Perl has a lot of implicit behaviors, many more than most other languages. Perl's motto is There's More Than One To Do It, and because there is so much implicit behavior, there is often More Than One Way To express the exact same thing.

/foo/ instead of $_ =~ m/foo/

$x = shift instead of $x = shift @_

while (defined($_=<ARGV>)) instead of while(<>)

etc.

Which expressions to use are largely a matter of your local coding standards and personal preference. The more explicit expressions remind the reader what is really going on under the hood. This may or may not improve the readability of the code -- that depends on how knowledgeable the audience is and whether you are using well-known idioms.

In this case, the implicit behavior is a little more complicated than it seems.
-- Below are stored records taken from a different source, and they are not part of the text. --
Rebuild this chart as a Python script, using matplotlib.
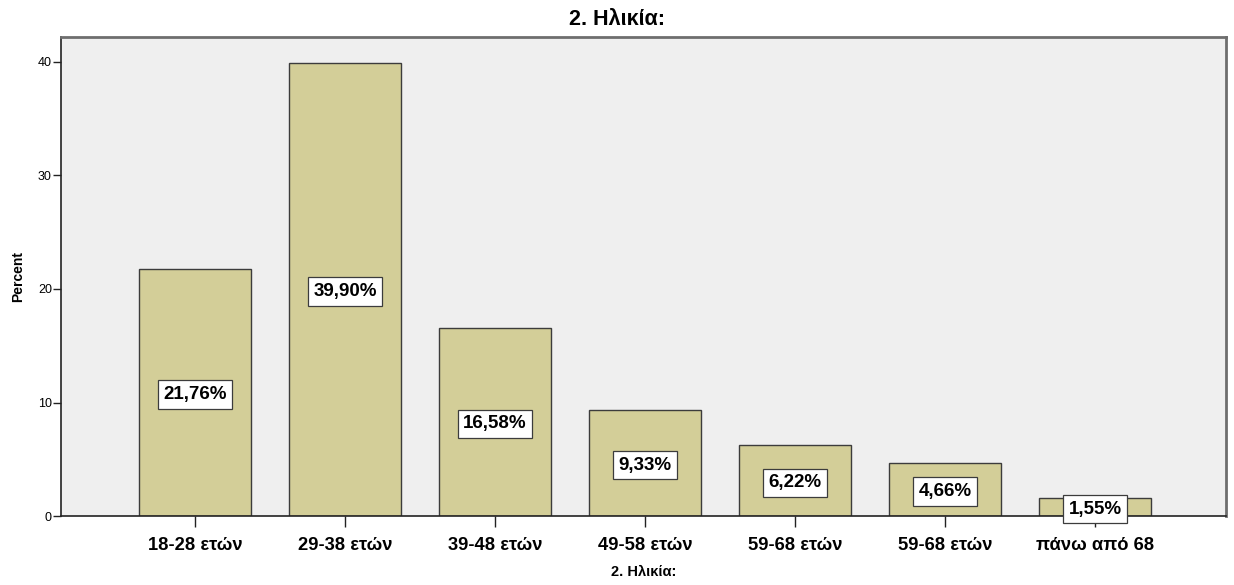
import matplotlib
matplotlib.use("Agg")
import matplotlib.pyplot as plt

plt.rcParams['font.family'] = ['Liberation Sans', 'DejaVu Sans']

categories = ["18-28 ετών", "29-38 ετών", "39-48 ετών", "49-58 ετών",
              "59-68 ετών", "59-68 ετών", "πάνω από 68"]
percent = [21.76, 39.90, 16.58, 9.33, 6.22, 4.66, 1.55]
labels = ["21,76%", "39,90%", "16,58%", "9,33%", "6,22%", "4,66%", "1,55%"]
y_ticks = [0, 10, 20, 30, 40]

fig = plt.figure(figsize=(12.34, 5.85), dpi=100)
ax = fig.add_axes([0.0494, 0.1179, 0.9441, 0.8189])
ax.set_facecolor('#EFEFEF')

x = list(range(len(categories)))
ax.bar(x, percent, width=0.75, color='#D3CE98', edgecolor='#3C3C3C',
       linewidth=1.0, zorder=2)

for xi, v, lab in zip(x, percent, labels):
    ax.text(xi, v / 2, lab, ha='center', va='center_baseline', fontsize=13.5,
            fontweight='bold', color='black', zorder=3,
            bbox=dict(boxstyle='square,pad=0.3', facecolor='white',
                      edgecolor='#3C3C3C', linewidth=0.9))

ax.set_xlim(-0.893, 6.873)
ax.set_ylim(0, 42.2)
ax.set_yticks(y_ticks)
ax.set_yticklabels([str(t) for t in y_ticks], fontsize=9)
ax.set_xticks(x)
ax.set_xticklabels(categories, fontsize=13.2, fontweight='bold')
ax.tick_params(axis='y', length=5.5, width=1, pad=1, color='#222222')
ax.tick_params(axis='x', length=8, width=1, pad=7, color='#222222')

for side in ['left', 'bottom']:
    ax.spines[side].set_color('#222222')
    ax.spines[side].set_linewidth(1.2)
for side in ['top', 'right']:
    ax.spines[side].set_color('#6E6E6E')
    ax.spines[side].set_linewidth(2.0)

ax.set_ylabel("Percent", fontsize=10, fontweight='bold', labelpad=9)
ax.set_xlabel("2. Ηλικία:", fontsize=10.5, fontweight='bold', labelpad=8)
fig.suptitle("2. Ηλικία:", x=0.5, y=0.967, va='center', fontsize=15.5,
             fontweight='bold')

fig.savefig("out.png", dpi=100)
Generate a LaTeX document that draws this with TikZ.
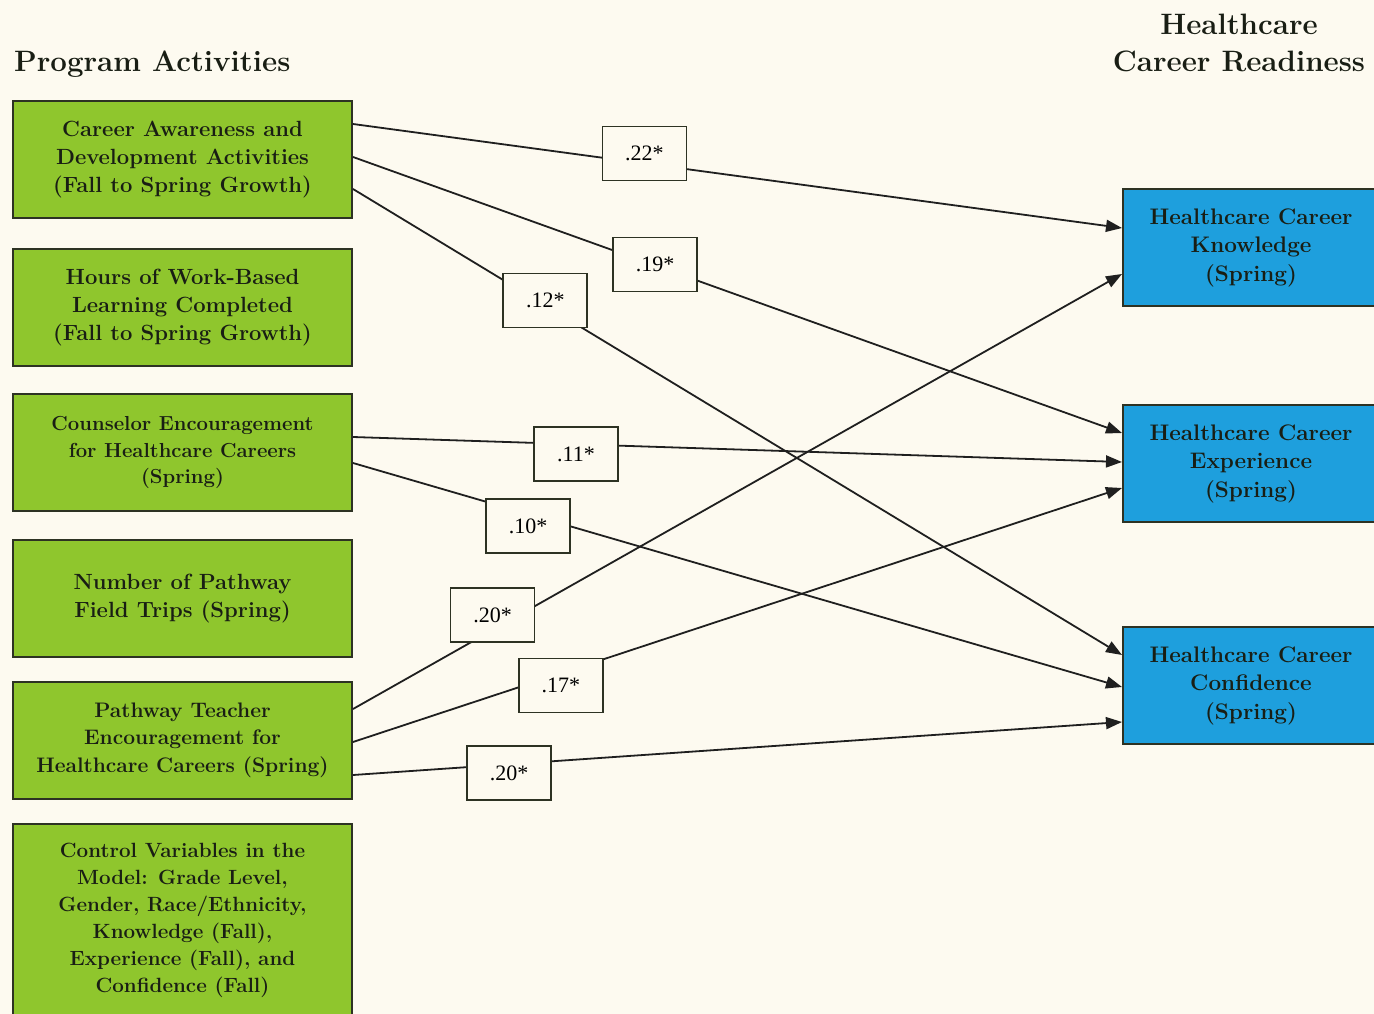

Sometimes perl will implicitly perform a defined(...) test on the result of the readline operator:

$ perl -MO=Deparse -e 'while($s=<>) { print $s }'
while (defined($s = <ARGV>)) {
    print $s;
}
-e syntax OK

but sometimes it won't:

$ perl -MO=Deparse -e 'if($s=<>) { print $s }'
if ($s = <ARGV>) {
    print $s;
}
-e syntax OK

$ perl -MO=Deparse -e 'while(some_condition() && ($s=<>)) { print $s }'
while (some_condition() and $s = <ARGV>) {
    print $s;
}
-e syntax OK

Suppose that you are concerned about the corner cases that this implicit behavior is supposed to handle. Have you committed perlop to memory so that you understand when Perl uses this implicit behavior and when it doesn't? Do you understand the differences in this behavior between Perl v5.14 and Perl v5.6? Will the people reading your code understand?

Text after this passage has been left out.